The point is not that media visibility substitutes for enforcement. It does not. The point is that Weintraub understood the FEC's limits and tried to work on two tracks at once: the internal administrative one, and the external democratic one. If the commission could not always act decisively, she could at least make clear what was at stake when it did not.
Her background fits the job she actually did
Before joining the commission, Weintraub worked at Perkins Coie in political law and served as counsel to the House Ethics Committee. She holds degrees from Yale and Harvard Law School. Those official resume points matter less as prestige markers than as clues to her style.
She was never simply an anti-money-in-politics moralist. She was a lawyer of institutions. Her career sat at the overlap of ethics rules, disclosure systems, congressional conduct, and electoral structure. That is why her warnings rarely sounded abstract. She knew where the pressure points were.

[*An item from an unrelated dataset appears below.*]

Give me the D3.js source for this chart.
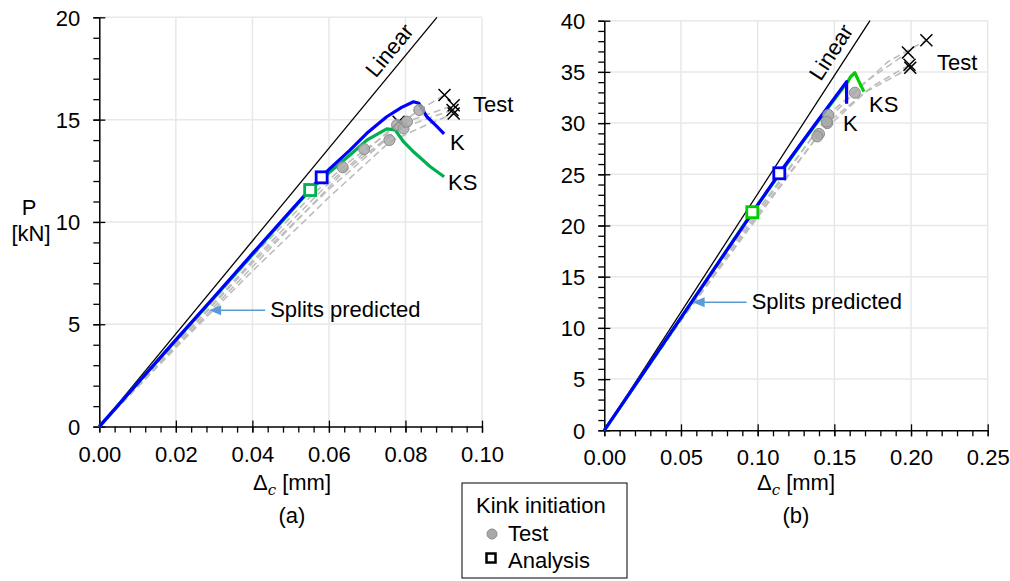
<!DOCTYPE html>
<html><head><meta charset="utf-8">
<script src="https://cdn.jsdelivr.net/npm/d3@7"></script>
<style>
body{margin:0;background:#fff;}
svg text{font-family:"Liberation Sans",Arial,sans-serif;fill:#000;}
</style></head>
<body>
<svg id="c" width="1010" height="581"></svg>
<script>
// ---------- data: panel (a) ----------
const aXTicks = [0, 0.02, 0.04, 0.06, 0.08, 0.10];
const aYTicks = [0, 5, 10, 15, 20];
const aLinearSlope = 226.7;
const aK = [[0,0],[0.01,2.12],[0.02,4.24],[0.03,6.33],[0.04,8.45],[0.05,10.55],[0.058,12.2],[0.0603,12.62],[0.0655,13.51],[0.0699,14.33],[0.0751,15.14],[0.079,15.6],[0.0821,15.87],[0.0835,15.8],[0.0856,15.14],[0.0878,14.74],[0.0901,14.3]];
const aKS = [[0,0],[0.01,2.12],[0.02,4.22],[0.03,6.3],[0.04,8.4],[0.05,10.5],[0.0551,11.56],[0.06,12.4],[0.0655,13.27],[0.0699,14.0],[0.0751,14.55],[0.0773,14.5],[0.0795,13.92],[0.0821,13.43],[0.0865,12.7],[0.0901,12.21]];
const aTests = [
  [[0,0],[0.02,4.1],[0.04,8.3],[0.055,11.2],[0.065,12.9],[0.075,14.3],[0.0836,15.47],[0.0902,16.2]],
  [[0,0],[0.02,4.0],[0.04,8.0],[0.06,11.6],[0.0692,13.1],[0.0804,14.9],[0.0926,15.7]],
  [[0,0],[0.02,3.9],[0.04,7.8],[0.0636,12.4],[0.0778,14.5],[0.085,15.0],[0.0923,15.47]],
  [[0,0],[0.02,3.85],[0.04,7.6],[0.06,11.2],[0.0758,13.9],[0.085,14.7],[0.0926,15.3]],
  [[0,0],[0.02,4.0],[0.04,8.1],[0.06,11.9],[0.07,13.5],[0.0782,14.9]]
];
const aKinkTest = [[0.0636,12.67],[0.0692,13.56],[0.0758,14.0],[0.0778,14.74],[0.0795,14.57],[0.0804,14.9],[0.0836,15.47]];
const aKinkK = [0.0581, 12.18];
const aKinkKS = [0.0551, 11.56];
const aSplit = [0.0287, 5.69];

// ---------- data: panel (b) ----------
const bXTicks = [0, 0.05, 0.10, 0.15, 0.20, 0.25];
const bYTicks = [0, 5, 10, 15, 20, 25, 30, 35, 40];
const bLinearSlope = 230.9;
const bK = [[0,0],[0.05,11.0],[0.1141,25.1],[0.14,30.4],[0.158,34.05],[0.158,31.9]];
const bKS = [[0,0],[0.05,10.95],[0.0965,21.3],[0.13,28.3],[0.1588,34.05],[0.1605,34.5],[0.1634,34.92],[0.1656,34.2],[0.1693,33.07]];
const bTests = [
  [[0,0],[0.05,11.0],[0.10,21.5],[0.14,29.5],[0.1634,33.0],[0.185,36.0],[0.21,38.1]],
  [[0,0],[0.05,10.9],[0.10,21.2],[0.146,30.8],[0.17,34.0],[0.198,36.9]],
  [[0,0],[0.05,10.8],[0.10,21.0],[0.1454,30.0],[0.175,33.6],[0.199,35.7]],
  [[0,0],[0.05,10.7],[0.10,20.8],[0.139,28.7],[0.17,33.0],[0.1995,35.4]]
];
const bKinkTest = [[0.1634,32.97],[0.146,30.8],[0.1454,30.0],[0.145,30.15],[0.14,28.95],[0.1389,28.7]];
const bKinkK = [0.1141, 25.1];
const bKinkKS = [0.0965, 21.3];
const bSplit = [0.0576, 12.5];

const FS = 22;
const svg = d3.select("#c");

function panel(o){
  const x = d3.scaleLinear().domain(o.xd).range(o.xr);
  const y = d3.scaleLinear().domain(o.yd).range(o.yr);
  const g = svg.append("g");
  // gridlines
  g.selectAll(".gx").data(o.xTicks.slice(1)).join("line")
    .attr("x1",d=>x(d)).attr("x2",d=>x(d)).attr("y1",o.yr[0]).attr("y2",o.yr[1])
    .attr("stroke","#e8e8e8").attr("stroke-width",1.5);
  g.selectAll(".gy").data(o.yTicks.slice(1)).join("line")
    .attr("y1",d=>y(d)).attr("y2",d=>y(d)).attr("x1",o.xr[0]).attr("x2",o.xr[1])
    .attr("stroke","#e8e8e8").attr("stroke-width",1.5);

  // minor ticks
  const xm = d3.range(o.xd[0], o.xd[1]+1e-9, o.xMinor);
  const ym = d3.range(o.yd[0], o.yd[1]+1e-9, o.yMinor);
  const gxm = g.append("g").attr("transform",`translate(0,${o.yr[0]})`)
    .call(d3.axisBottom(x).tickValues(xm).tickSize(6).tickFormat(""));
  gxm.select(".domain").remove();
  const gym = g.append("g").attr("transform",`translate(${o.xr[0]},0)`)
    .call(d3.axisLeft(y).tickValues(ym).tickSize(6).tickFormat(""));
  gym.select(".domain").remove();
  // major ticks (crossing)
  const gx = g.append("g").attr("transform",`translate(0,${o.yr[0]})`)
    .call(d3.axisBottom(x).tickValues(o.xTicks).tickSize(6).tickSizeOuter(0).tickFormat(d3.format(".2f")));
  gx.selectAll(".tick line").attr("y1",-6);
  gx.selectAll("text").attr("font-size",FS).attr("font-family","Liberation Sans, Arial").attr("dy","0").attr("y",35);
  const gy = g.append("g").attr("transform",`translate(${o.xr[0]},0)`)
    .call(d3.axisLeft(y).tickValues(o.yTicks).tickSize(6).tickSizeOuter(0).tickFormat(d3.format("d")));
  gy.selectAll(".tick line").attr("x1",6);
  gy.selectAll("text").attr("font-size",FS).attr("font-family","Liberation Sans, Arial").attr("x",-19).attr("dy","0.35em");
  g.selectAll(".domain").attr("stroke","#000").attr("stroke-width",1.5);
  g.selectAll(".tick line").attr("stroke","#000").attr("stroke-width",1.3);

  const line = d3.line().x(d=>x(d[0])).y(d=>y(d[1]));
  // linear reference
  const xEnd = o.yd[1]/o.slope;
  g.append("path").datum([[0,0],[xEnd,o.yd[1]]]).attr("d",line)
    .attr("fill","none").attr("stroke","#000").attr("stroke-width",1.3);
  const ang = Math.atan2(y(0)-y(o.yd[1]), x(xEnd)-x(0))*180/Math.PI;
  const lp = o.linearLabelAt, r = ang*Math.PI/180, off = 8;
  g.append("text").attr("transform",`translate(${x(lp/o.slope)-off*Math.sin(r)},${y(lp)-off*Math.cos(r)}) rotate(${-ang})`)
    .attr("text-anchor","middle").attr("font-size",FS).text("Linear");

  // test curves
  g.selectAll(".t").data(o.tests).join("path").attr("d",line)
    .attr("fill","none").attr("stroke","#bdbdbd").attr("stroke-width",1.6).attr("stroke-dasharray","7,4");
  // test endpoints (x markers)
  const xs = 6;
  o.tests.forEach(t=>{
    const p = t[t.length-1], cx = x(p[0]), cy = y(p[1]);
    g.append("path").attr("d",`M${cx-xs},${cy-xs}L${cx+xs},${cy+xs}M${cx-xs},${cy+xs}L${cx+xs},${cy-xs}`)
      .attr("stroke","#000").attr("stroke-width",1.5);
  });
  // analysis curves
  g.append("path").datum(o.KS).attr("d",line).attr("fill","none").attr("stroke",o.green).attr("stroke-width",3.2).attr("stroke-linejoin","round");
  g.append("path").datum(o.K).attr("d",line).attr("fill","none").attr("stroke","#0000ff").attr("stroke-width",3.2).attr("stroke-linejoin","round");
  // kink test circles
  g.selectAll(".kc").data(o.kinkTest).join("circle")
    .attr("cx",d=>x(d[0])).attr("cy",d=>y(d[1])).attr("r",5.5)
    .attr("fill","#a9a9a9").attr("fill-opacity",0.85).attr("stroke","#8c8c8c").attr("stroke-width",1);
  // kink analysis squares
  [[o.kinkKS,o.green],[o.kinkK,"#0000ff"]].forEach(([p,c])=>{
    g.append("rect").attr("x",x(p[0])-5.5).attr("y",y(p[1])-5.5).attr("width",11).attr("height",11)
      .attr("fill","#fff").attr("stroke",c).attr("stroke-width",2.8);
  });
  // splits predicted arrow
  const sx = x(o.split[0]), sy = y(o.split[1]);
  g.append("line").attr("x1",sx+10).attr("x2",sx+o.arrowLen).attr("y1",sy).attr("y2",sy)
    .attr("stroke","#5b9bd5").attr("stroke-width",1.5);
  g.append("path").attr("d",`M${sx},${sy}L${sx+12},${sy-5}L${sx+12},${sy+5}Z`).attr("fill","#5b9bd5");
  g.append("text").attr("x",sx+o.arrowLen+5).attr("y",sy+7).attr("font-size",FS).text("Splits predicted");
  // curve labels
  o.labels.forEach(l=>g.append("text").attr("x",l[0]).attr("y",l[1]).attr("font-size",FS).text(l[2]));
  // x axis title
  const t = g.append("text").attr("x",o.xTitle[0]).attr("y",o.xTitle[1]).attr("text-anchor","middle").attr("font-size",FS);
  t.append("tspan").text("Δ");
  t.append("tspan").attr("font-style","italic").attr("font-family","DejaVu Serif, serif").attr("font-size",15).attr("dy",5).text("c");
  t.append("tspan").attr("dy",-5).text(" [mm]");
  g.append("text").attr("x",o.xTitle[0]).attr("y",o.xTitle[1]+33).attr("text-anchor","middle").attr("font-size",FS).text(o.tag);
}

panel({xd:[0,0.10], xr:[99.3,482], yd:[0,20], yr:[426.6,17.3], xTicks:aXTicks, yTicks:aYTicks,
  xMinor:0.004, yMinor:1, slope:aLinearSlope, linearLabelAt:17.9,
  tests:aTests, K:aK, KS:aKS, kinkTest:aKinkTest, kinkK:aKinkK, kinkKS:aKinkKS, green:"#00b050",
  split:aSplit, arrowLen:56, labels:[[473,112,"Test"],[450,150,"K"],[448,190,"KS"]],
  xTitle:[292,490], tag:"(a)"});
panel({xd:[0,0.25], xr:[604.3,987.7], yd:[0,40], yr:[430.3,20.7], xTicks:bXTicks, yTicks:bYTicks,
  xMinor:0.01, yMinor:1, slope:bLinearSlope, linearLabelAt:36.1,
  tests:bTests, K:bK, KS:bKS, kinkTest:bKinkTest, kinkK:bKinkK, kinkKS:bKinkKS, green:"#00cc00",
  split:bSplit, arrowLen:54, labels:[[937,70,"Test"],[869,112,"KS"],[843,131,"K"]],
  xTitle:[796,490], tag:"(b)"});

// y axis title (left)
svg.append("text").attr("x",29).attr("y",215).attr("text-anchor","middle").attr("font-size",FS).text("P");
svg.append("text").attr("x",31).attr("y",241).attr("text-anchor","middle").attr("font-size",FS).text("[kN]");

// legend
const lg = svg.append("g");
lg.append("rect").attr("x",462).attr("y",483).attr("width",165).attr("height",95).attr("fill","#fff").attr("stroke","#000").attr("stroke-width",1);
lg.append("text").attr("x",476).attr("y",513).attr("font-size",FS).text("Kink initiation");
lg.append("circle").attr("cx",492).attr("cy",534).attr("r",5).attr("fill","#a9a9a9").attr("stroke","#8c8c8c");
lg.append("text").attr("x",508).attr("y",541).attr("font-size",FS).text("Test");
lg.append("rect").attr("x",486.5).attr("y",553.5).attr("width",9).attr("height",9).attr("fill","#fff").attr("stroke","#000").attr("stroke-width",2.5);
lg.append("text").attr("x",508).attr("y",568).attr("font-size",FS).text("Analysis");
</script>
</body></html>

Even the FEC's own historical timeline makes her longevity stand out. Few figures remained identified with the agency as long, or as publicly, as Weintraub did.
Why she matters
Ellen Weintraub matters because she spent two decades arguing that democracy can be weakened by technical neglect long before it is broken by open crisis.
She was not the most powerful official in Washington. The job does not allow for that. But she became one of the clearest voices explaining how campaign-finance law, digital advertising, disclosure failures, and foreign-money risks connect to the larger credibility of elections.
That is a more durable legacy than being called the head of an agency. Weintraub's real achievement was interpretive. She made a remote regulatory body stand for a broader democratic question: how much secret money, evasion, and strategic fog can a system absorb before citizens stop trusting it?
She kept pressing that question even when the institution around her could not fully answer it. That persistence is the biography.